We see that w/Reward has a significant improvement compared with Baseline model, which demonstrates the effectiveness of the learnable perceptual reward. The reason lies on that the optimal loss function efficiently dominates the optimal super-resolution network routing. Furthermore, our NNR method also indicates improvements especially on LPIPS performance over w/ Reward. With this, the offset operation adaptively captures the relevant features from complex images, especially the spatial textures and edges. In summary, our results clarify the effectiveness integrated with both the learnable perceptual reward and offset learning strategy.

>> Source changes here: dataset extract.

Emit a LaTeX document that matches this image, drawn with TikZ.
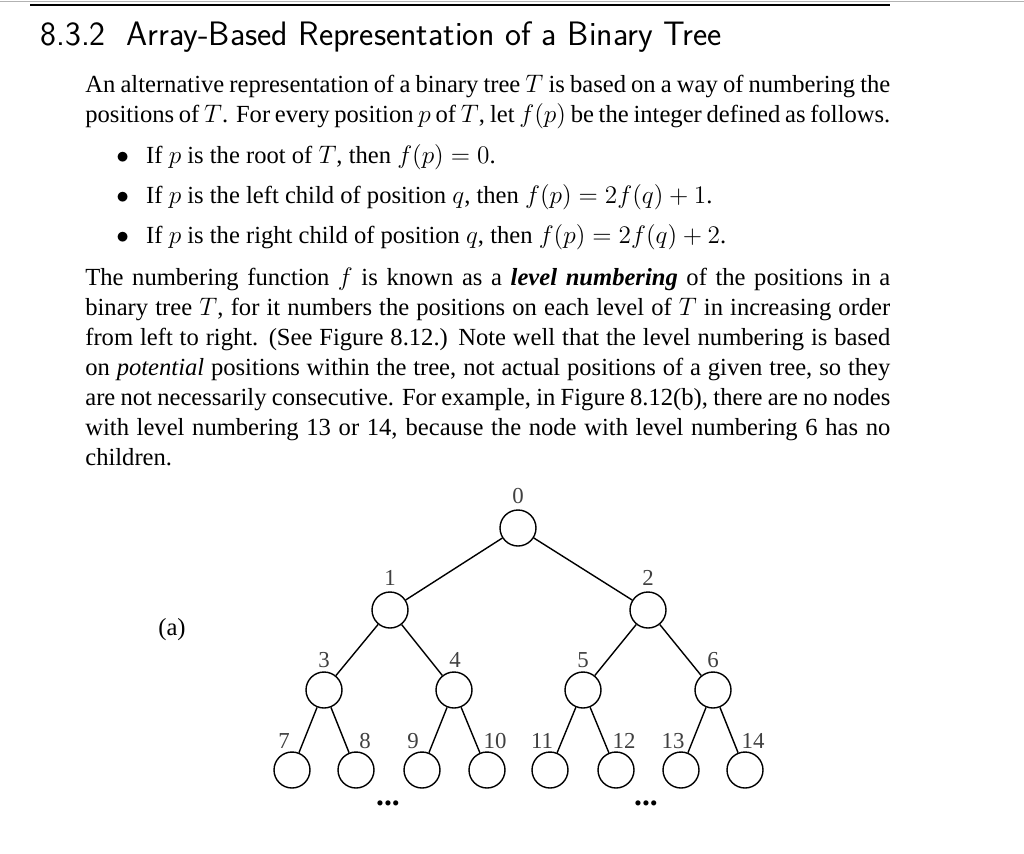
\documentclass[tikz,border=0pt]{standalone}
\usepackage{fontspec}
\setmainfont{Liberation Serif}
\begin{document}
\begin{tikzpicture}[x=0.02cm,y=-0.02cm,
  tn/.style={circle,draw,thick,minimum size=0.72cm,inner sep=0pt},
  lb/.style={font=\fontsize{13}{15}\selectfont,text=black!75},
  ln/.style={anchor=base west,inner sep=0pt,font=\fontsize{14}{17}\selectfont},
  ed/.style={thick}]
\useasboundingbox (0,0) rectangle (1024,853);
\draw[black!30] (0,1) -- (1024,1);
\draw[line width=1.2pt] (30,5) -- (890,5);
\node[anchor=base west,inner sep=0pt,font=\sffamily\fontsize{19.3}{22}\selectfont] (h) at (40,45) {8.3.2\hspace{0.6em}Array-Based Representation of a Binary Tree};
\node[ln] (l1) at (85,92) {\hbox to 805\dimexpr0.02cm\relax{An alternative representation of a binary tree $T$ is based on a way of numbering the}};
\node[ln] (l2) at (85,122) {\hbox to 805\dimexpr0.02cm\relax{positions of $T$. For every position $p$ of $T$, let $f(p)$ be the integer defined as follows.}};
\node[ln] (b1) at (116,163) {$\bullet$\hspace{0.7em}If $p$ is the root of $T$, then $f(p)=0$.};
\node[ln] (b2) at (116,203) {$\bullet$\hspace{0.7em}If $p$ is the left child of position $q$, then $f(p)=2f(q)+1$.};
\node[ln] (b3) at (116,243) {$\bullet$\hspace{0.7em}If $p$ is the right child of position $q$, then $f(p)=2f(q)+2$.};
\node[ln] (m1) at (85,285) {\hbox to 805\dimexpr0.02cm\relax{The numbering function $f$ is known as a \textbf{\textit{level numbering}} of the positions in a}};
\node[ln] (m2) at (85,315) {\hbox to 805\dimexpr0.02cm\relax{binary tree $T$, for it numbers the positions on each level of $T$ in increasing order}};
\node[ln] (m3) at (85,345) {\hbox to 805\dimexpr0.02cm\relax{from left to right. (See Figure 8.12.) Note well that the level numbering is based}};
\node[ln] (m4) at (85,375) {\hbox to 805\dimexpr0.02cm\relax{on \textit{potential} positions within the tree, not actual positions of a given tree, so they}};
\node[ln] (m5) at (85,405) {\hbox to 805\dimexpr0.02cm\relax{are not necessarily consecutive. For example, in Figure 8.12(b), there are no nodes}};
\node[ln] (m6) at (85,435) {\hbox to 805\dimexpr0.02cm\relax{with level numbering 13 or 14, because the node with level numbering 6 has no}};
\node[ln] (m7) at (85,465) {children.};
\node[font=\fontsize{14}{16}\selectfont] (a) at (172,630) {(a)};
\foreach \n/\x/\y/\lx/\ly in {0/518/528/518/496, 1/390/610/390/578, 2/648/610/648/578,
  3/324/690/324/660, 4/454/690/455/660, 5/583/690/583/660, 6/713/690/713/660,
  7/292/770/284/741, 8/356/770/365/741, 9/422/770/413/741, 10/487/770/495/741,
  11/550/770/542/741, 12/616/770/624/741, 13/681/770/673/741, 14/745/770/753/741}{
  \node[tn] (n\n) at (\x,\y) {};
  \node[lb] (t\n) at (\lx,\ly) {\n};
}
\foreach \p/\c in {0/1,0/2,1/3,1/4,2/5,2/6,3/7,3/8,4/9,4/10,5/11,5/12,6/13,6/14}
  \draw[ed] (n\p) -- (n\c);
\node[font=\bfseries\fontsize{18}{20}\selectfont] (d1) at (388,803) {...};
\node[font=\bfseries\fontsize{18}{20}\selectfont] (d2) at (646,803) {...};
\end{tikzpicture}
\end{document}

Qualitative Comparison. Finally, we compared our NNR method with other methods qualitatively. The traditional perceptual-based super-resolution methods produce inconsistent fake textures duo to bias supervision signals. As shown in Fig. 4, our method is more realistic than others. For example, for the stone statue’s head, the compared methods are accompanied with unpleasant artifacts, while our method generates sharper textures. This is mainly due to the optimal perceptual loss and reliable super-resolution network architecture. Besides, the offset learning strategy achieves the non-local edge information, which reduces the geometric distortion and enhances the discriminability of the boundary and texture information.

5 Conclusion

In this paper, we have proposed a non-local network routing (NNR) method for perceptual image super-resolution. We have designed a learnbale reward to select a reliable super-resolution network architecture with an offset learning strategy. Quantitative and qualitative results have shown the effectiveness of our NNR. Differential convolutions in frequency domain with NAS is a desirable direction.